The adventure of using Fast-Export on Windows.

During the school year I work part-time with several other computing students for a software engineering professor.  For our first week back, one of the tasks we were given was the take a mercurial repository that was hosted on Google Code and convert it to Git and host it on GitHub.  It was important to retain history as there had been many contributors and almost a thousand commits.

Googling around, I kept seeing one tool being mentioned frequently: Fast-Export.  I found this blog post that explained how to use it to convert a repo and although it was written with a Linux based OS in mind, I thought it’d be simple to do the same tasks in Windows. I quickly began running into problems though.  While I had TortoiseHG installed as well as a version of Python and Git, I began getting errors related to Python and Mercurial not being found.  Googling led me to this blog post where someone successfully used the tool on Windows. It seemed that I had to install a specific version of Python and “Mercurial for Python” which I guess was not installed with TortoiseHG.  I followed the steps on the blog, and when I tried to run the script it seemed that there were errors popping up in the code.

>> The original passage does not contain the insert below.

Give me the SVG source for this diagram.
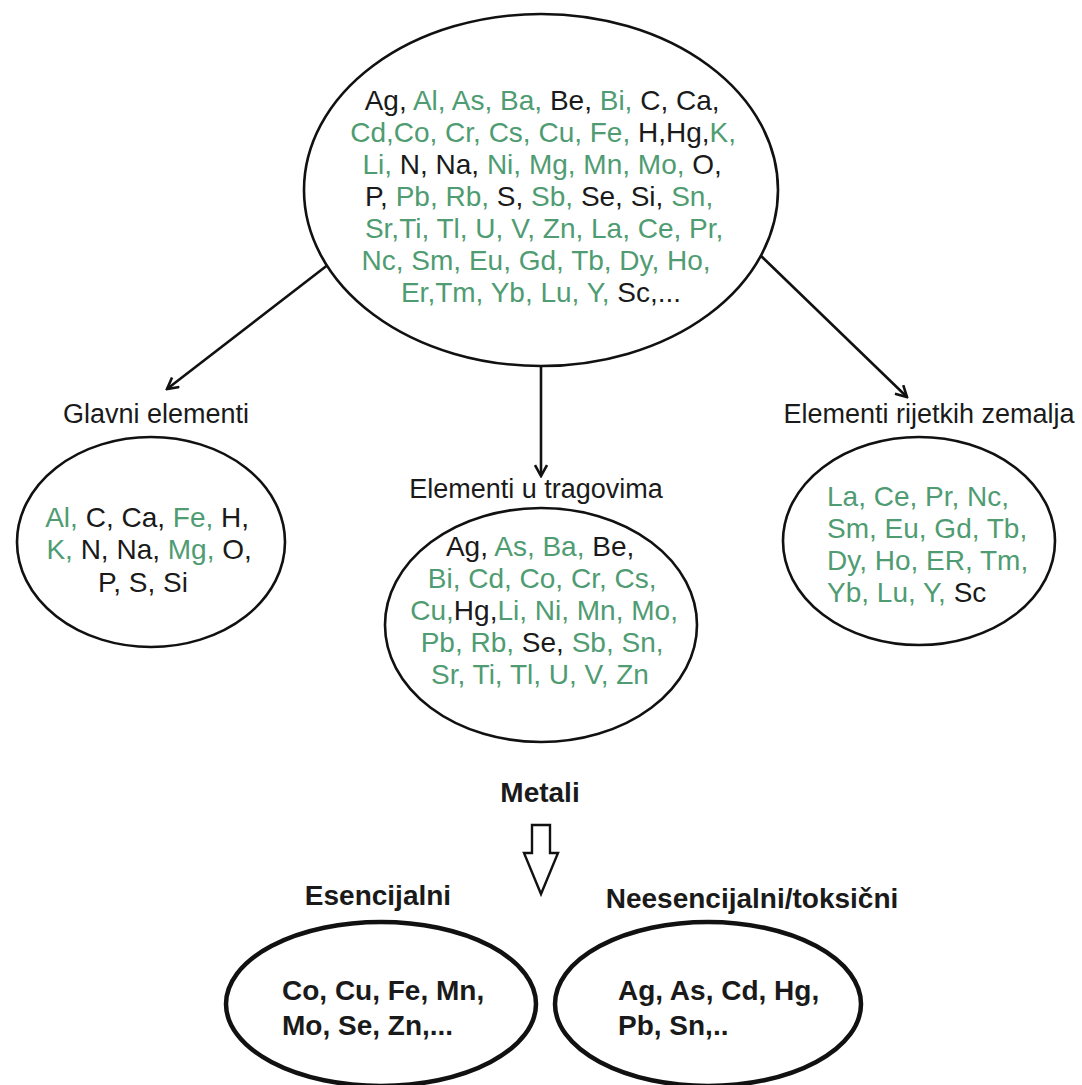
<svg xmlns="http://www.w3.org/2000/svg" width="1082" height="1085" viewBox="0 0 1082 1085">
<style>
text{font-family:"Liberation Sans",Arial,sans-serif;fill:#1a1a1a}
.t{font-size:28px}
.lb{font-size:27px}
.b{font-size:28px;font-weight:bold}
.g{fill:#4f9c72}
.k{fill:#1a1a1a}
.e{fill:#fff;stroke:#111;stroke-width:2.6}
.eb{fill:#fff;stroke:#111;stroke-width:4.5}
.c{stroke:#111;stroke-width:2.6;fill:none}
</style>
<defs>
<marker id="ah" viewBox="0 0 14 14" refX="12" refY="7" markerWidth="14" markerHeight="14" markerUnits="userSpaceOnUse" orient="auto">
<path d="M1,1 L12,7 L1,13" fill="none" stroke="#111" stroke-width="2.6"/>
</marker>
</defs>
<rect width="1082" height="1085" fill="#fff"/>
<g id="connectors">
<line class="c" x1="329" y1="264" x2="167" y2="389" marker-end="url(#ah)"/>
<line class="c" x1="541" y1="366" x2="541" y2="476" marker-end="url(#ah)"/>
<line class="c" x1="760" y1="255" x2="907" y2="397" marker-end="url(#ah)"/>
<polygon points="532,825 550,825 550,853 558,853 541,894 524,853 532,853" fill="#fff" stroke="#111" stroke-width="2.4" stroke-linejoin="miter"/>
</g>
<g id="all-elements">
<ellipse class="e" cx="541" cy="190" rx="237" ry="176"/>
<text class="t" text-anchor="middle">
<tspan x="546" y="110"><tspan class="k">Ag, </tspan><tspan class="g">Al, As, Ba, </tspan><tspan class="k">Be, </tspan><tspan class="g">Bi, </tspan><tspan class="k">C, Ca,</tspan></tspan>
<tspan x="547" y="142"><tspan class="g">Cd,Co, Cr, Cs, Cu, Fe, </tspan><tspan class="k">H,Hg,</tspan><tspan class="g">K,</tspan></tspan>
<tspan x="546" y="174"><tspan class="g">Li, </tspan><tspan class="k">N, Na, </tspan><tspan class="g">Ni, Mg, Mn, Mo, </tspan><tspan class="k">O,</tspan></tspan>
<tspan x="543" y="206"><tspan class="k">P, </tspan><tspan class="g">Pb, Rb, </tspan><tspan class="k">S, </tspan><tspan class="g">Sb, </tspan><tspan class="k">Se, Si, </tspan><tspan class="g">Sn,</tspan></tspan>
<tspan x="548" y="238" class="g">Sr,Ti, Tl, U, V, Zn, La, Ce, Pr,</tspan>
<tspan x="540" y="270" class="g">Nc, Sm, Eu, Gd, Tb, Dy, Ho,</tspan>
<tspan x="541" y="302"><tspan class="g">Er,Tm, Yb, Lu, Y, </tspan><tspan class="k">Sc,...</tspan></tspan>
</text>
</g>
<g id="glavni">
<text class="lb" x="156" y="423" text-anchor="middle">Glavni elementi</text>
<ellipse class="e" cx="151" cy="542" rx="134" ry="105"/>
<text class="t" text-anchor="middle">
<tspan x="151" y="527"><tspan class="g">Al, </tspan><tspan class="k">C, Ca, </tspan><tspan class="g">Fe, </tspan><tspan class="k">H,</tspan></tspan>
<tspan x="153" y="559"><tspan class="g">K, </tspan><tspan class="k">N, Na, </tspan><tspan class="g">Mg, </tspan><tspan class="k">O,</tspan></tspan>
<tspan x="143" y="592" class="k">P, S, Si</tspan>
</text>
</g>
<g id="tragovi">
<text class="lb" x="536" y="498" text-anchor="middle">Elementi u tragovima</text>
<ellipse class="e" cx="541" cy="625" rx="156" ry="117"/>
<text class="t" text-anchor="middle">
<tspan x="544" y="556"><tspan class="k">Ag, </tspan><tspan class="g">As, Ba, </tspan><tspan class="k">Be,</tspan></tspan>
<tspan x="546" y="588" class="g">Bi, Cd, Co, Cr, Cs,</tspan>
<tspan x="548" y="620"><tspan class="g">Cu,</tspan><tspan class="k">Hg,</tspan><tspan class="g">Li, Ni, Mn, Mo,</tspan></tspan>
<tspan x="546" y="652"><tspan class="g">Pb, Rb, </tspan><tspan class="k">Se, </tspan><tspan class="g">Sb, Sn,</tspan></tspan>
<tspan x="540" y="684" class="g">Sr, Ti, Tl, U, V, Zn</tspan>
</text>
</g>
<g id="rijetke">
<text class="lb" x="929" y="423" text-anchor="middle">Elementi rijetkih zemalja</text>
<ellipse class="e" cx="919" cy="541" rx="136" ry="104"/>
<text class="t">
<tspan x="827" y="506" class="g">La, Ce, Pr, Nc,</tspan>
<tspan x="827" y="538" class="g">Sm, Eu, Gd, Tb,</tspan>
<tspan x="827" y="570" class="g">Dy, Ho, ER, Tm,</tspan>
<tspan x="827" y="602"><tspan class="g">Yb, Lu, Y, </tspan><tspan class="k">Sc</tspan></tspan>
</text>
</g>
<g id="metali">
<text class="b" x="540" y="802" text-anchor="middle">Metali</text>
</g>
<g id="esencijalni">
<text class="b" x="378" y="905" text-anchor="middle">Esencijalni</text>
<ellipse class="eb" cx="381" cy="1004" rx="155" ry="82"/>
<text class="b">
<tspan x="282" y="1000">Co, Cu, Fe, Mn,</tspan>
<tspan x="282" y="1035">Mo, Se, Zn,...</tspan>
</text>
</g>
<g id="neesencijalni">
<text class="b" x="752" y="908" text-anchor="middle">Neesencijalni/toksični</text>
<ellipse class="eb" cx="708" cy="1004" rx="153" ry="82"/>
<text class="b">
<tspan x="618" y="1000">Ag, As, Cd, Hg,</tspan>
<tspan x="618" y="1035">Pb, Sn,..</tspan>
</text>
</g>
</svg>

At this point I was frustrated, and I came upon a blog post of someone else who was frustrated…although significantly more so than I. I’ll be honest, the post made me laugh and I felt like I could relate a bit.  But at the same time I knew that the tool must actually work, because tons of people were praising it and recommending it. So I continued my hunt which led me finally to this Stack Overflow post about using Fast-Export on Windows.  The top rated comment said to install Cygwin and I was hesitant. I had been following the commands people said to use online, just performing the actions using a GUI. In theory, switching to Cygwin shouldn’t change anything.  I decided to give it a shot though.  I uninstalled Python and Mercurial since the post said I should get them with Cygwin, and then I followed the instructions for downloading.

Lo and behold, after downloading Cygwin with Python and Mercurial, and running the Fast-Export tool, I had a successfully converted repository. The only issue being that the author information is a bit off since some of the developers did not use the same e-mail that they are now using on GitHub, but a helpful member of the rit-foss irc channel on freenode directed me to this which explains how to retroactively update the author information.

There are a couple of things I took away from this experience. First of all, I believe the problems I was experiencing were likely due to not having the same exact setup of Python and Mercurial that developers using Linux distributions had.  I think Cygwin fixed this some how.

I think Fast-Export and other open source tools are really useful, but I also think that many of them are developed without much consideration of other operating systems, like Windows.  Which is fair, if someone is doing something out of the goodness of their heart no one has the right to say “Screw you, you have to make this work for me too!”.  But I do feel like it’d be beneficial to start including more instructions of how to use these tools with Windows, or how developers using Windows can work on the project.  I hope that does not come off as entitled, but I really think it’d help a lot of people who find operating systems to be a barrier of entry for open source.

Anyway, that is why I wanted to document my experience.  I hope this blog post can help anyone else who is having trouble getting this tool to work for them.